DIGITAL LIBRARY
A TAXONOMY OF PLAGIARISM IN COMPUTER SCIENCE
1 University of Warwick (UNITED KINGDOM)
2 PA College (CYPRUS)
About this paper:
Appears in: EDULEARN09 Proceedings
Publication year: 2009
Pages: 3372-3379
ISBN: 978-84-612-9801-3
ISSN: 2340-1117
Conference name: 1st International Conference on Education and New Learning Technologies
Dates: 6-8 July, 2009
Location: Barcelona ,Spain
Abstract:
Many on-line resources exist for testing students’ knowledge of plagiarism, however few of these cover both text and source code plagiarism in a comprehensive manner to encompass all types of plagiaristic activity of relevance to computing students and academics. In order to provide suitable resources it is useful to identify and categorize aspects of text and code plagiarism so that, for example, quizzes can be generated which ensure coverage of each important topic. This paper reports the results of a taxonomic analysis of data collected from sources relating to plagiarism, including existing on-line quizzes and previous research, in order to inform the construction of a quiz generation system which covers all areas of plagiarism relating to a computing course.

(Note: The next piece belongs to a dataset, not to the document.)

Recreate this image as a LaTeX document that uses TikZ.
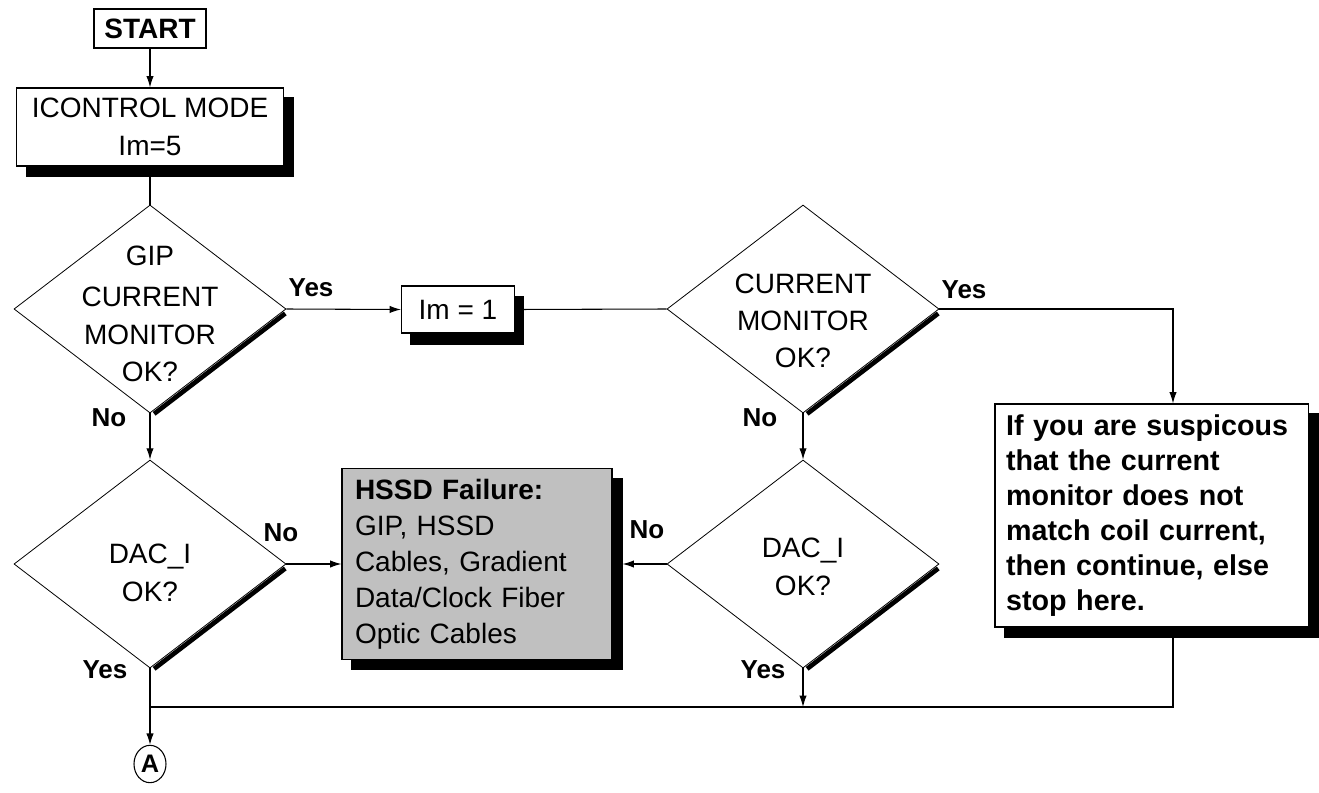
\documentclass[tikz,border=0pt]{standalone}
\usepackage{fontspec}
\setmainfont{Liberation Sans}
\usetikzlibrary{shapes.geometric,arrows.meta,backgrounds}
\hyphenpenalty=10000

\begin{document}
\begin{tikzpicture}[x=0.75pt,y=0.75pt,yscale=-1,
  every node/.style={font=\fontsize{21}{28}\selectfont},
  box/.style={draw,fill=white,line width=0.8pt,inner sep=0pt,align=center},
  decision/.style={diamond,draw,line width=0.6pt,inner sep=0pt,minimum width=204pt,minimum height=156pt},
  dtext/.style={align=center},
  answer/.style={font=\bfseries\fontsize{19.5}{24}\selectfont},
  flow/.style={-{Latex[length=8.5pt,width=5.5pt]},line width=0.8pt},
  link/.style={line width=0.8pt},
  rim/.style={line width=3.5pt,shorten <=3pt,shorten >=2pt}]
%set diagram size to 1319 x 792
\useasboundingbox (0,0) rectangle (1319,792);

%Shape: Rectangle [start]
\node[box,minimum width=84pt,minimum height=29.25pt,font=\bfseries\fontsize{21}{28}\selectfont] (start) at (150,28.5) {START};
%Shape: Rectangle [icontrol mode]
\node[box,minimum width=200pt,minimum height=58.5pt,font=\fontsize{21}{29}\selectfont] (ictl) at (150,127) {ICONTROL MODE\\Im=5};
%Shape: Rectangle [im = 1]
\node[box,minimum width=84.75pt,minimum height=35.25pt] (im1) at (458,309.5) {Im = 1};
%Shape: Rectangle [hssd failure]
\node[box,fill={rgb,255:red,192;green,192;blue,192},align=left,inner xsep=9.75pt,text width=183pt,minimum height=143.25pt,font=\fontsize{21}{27}\selectfont] (hssd) at (477,564) {\textbf{HSSD Failure:}\\GIP, HSSD\\Cables, Gradient\\Data/Clock Fiber\\Optic Cables};
%Shape: Rectangle [note]
\node[box,align=left,inner xsep=8.4pt,text width=218pt,minimum height=167.25pt,font=\bfseries\fontsize{21.5}{26.25}\selectfont] (tb) at (1151.5,515.5) {If you are suspicous\\that the current\\monitor does not\\match coil current,\\then continue, else\\stop here.};

%Shape: Diamond
\node[decision] (g1) at (150,309) {};
\node[dtext] (g1t) at (150,314) {GIP\\[3pt]CURRENT\\MONITOR\\OK?};
\node[decision] (cm) at (803,309) {};
\node[dtext] (cmt) at (803,321) {CURRENT\\MONITOR\\OK?};
\node[decision] (d1) at (150,564) {};
\node[dtext] (d1t) at (150,573) {DAC\_I\\OK?};
\node[decision] (d2) at (803,564) {};
\node[dtext] (d2t) at (803,567) {DAC\_I\\OK?};

%Shape: Ellipse [connector A]
\node[ellipse,draw,line width=0.8pt,inner sep=0pt,minimum width=24pt,minimum height=28pt,font=\bfseries\fontsize{19}{24}\selectfont] (conA) at (150,764) {A};

\coordinate (tbx) at (1173,309);
\coordinate (merge) at (150,707);

%Shadows
\begin{scope}[on background layer]
\fill ([shift={(10,10)}]ictl.north west) rectangle ([shift={(10,10)}]ictl.south east);
\fill ([shift={(9,11)}]im1.north west) rectangle ([shift={(9,11)}]im1.south east);
\fill ([shift={(10,10)}]hssd.north west) rectangle ([shift={(10,10)}]hssd.south east);
\fill ([shift={(10,10)}]tb.north west) rectangle ([shift={(10,10)}]tb.south east);
\end{scope}
\draw[rim] ([shift={(2,2)}]g1.east) -- ([shift={(2,2)}]g1.south);
\draw[rim] ([shift={(2,2)}]cm.east) -- ([shift={(2,2)}]cm.south);
\draw[rim] ([shift={(2,2)}]d1.east) -- ([shift={(2,2)}]d1.south);
\draw[rim] ([shift={(2,2)}]d2.east) -- ([shift={(2,2)}]d2.south);

%Connectors
\draw[flow] (start) -- (ictl);
\draw[link] (ictl) -- (g1);
\draw[flow] (g1.east) -- (im1.west);
\draw[link] (im1.east) -- (cm.west);
\draw[flow] (cm.east) -| (tbx |- tb.north);
\draw[flow] (g1.south) -- (d1.north);
\draw[flow] (cm.south) -- (d2.north);
\draw[flow] (d1.east) -- (hssd.west);
\draw[flow] (d2.west) -- ([xshift=7.5pt]hssd.east);
\draw[flow] (d1.south) -- (conA.north);
\draw[flow] (d2.south) -- (d2.south |- merge);
\draw[link] (tbx |- tb.south) |- (merge);

% Text Node
\node[answer] (g1yes) at (311,288) {Yes};
\node[answer] (g1no) at (109,418) {No};
\node[answer] (cmyes) at (964,290) {Yes};
\node[answer] (cmno) at (760,418) {No};
\node[answer] (d1no) at (281,533) {No};
\node[answer] (d1yes) at (105,670) {Yes};
\node[answer] (d2no) at (647,530) {No};
\node[answer] (d2yes) at (763,670) {Yes};

\end{tikzpicture}
\end{document}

The principal aim of this research was to identify a taxonomy of issues relating to student (and academic) plagiarism, so that a resource could be built which can accurately assess a student's understanding of what plagiarism means and how it can be avoided. Such a resource would target computing students, and cover source code topics in addition to the generic plagiarism issues of importance to students in other disciplines. The taxonomy reported here allows us to construct representative question sets for use in such a resource, and to present formative material to students which addresses their individual misunderstandings.

Our methodology for constructing the taxonomy initially involved collecting data from two types of source. The first consisted of on-line interactive resources, such as student-focused plagiarism questionnaires which were created for testing students’ knowledge of plagiarism and for providing informative feedback to students based on their responses. We identified 23 which were publicly accessible, and which together contained 268 questions. The second type of source data is represented by published work, and included books on plagiarism and on “academic misconduct”, and conference and journal publications, some of which focus on source code plagiarism.

The quiz data were analyzed using facet analysis, in order to identify discrete categories into which the questions might be classified. This provided a comprehensive overview of what types of question have been used for testing students’ understanding of plagiarism in a generic context. The other data were then used to refine the classification by incorporating the major issues which currently are important to computing students and academics.

The resulting taxonomy consists of 6 categories (Plagiarism and copying, Referencing, Cheating and inappropriate collaboration, Ethics and consequences, Source code plagiarism, and Source code documentation) subdivided into 23 subcategories.

At the time of writing, an online tool has been written and contains both tutorial material and over 200 questions arranged according to the above categorization. Although primarily the tool generates quizzes relating to source code plagiarism, it can be adapted to generate quizzes relating to topics associated with other university courses.
Keywords:
computer science education, plagiarism, taxonomy, source code.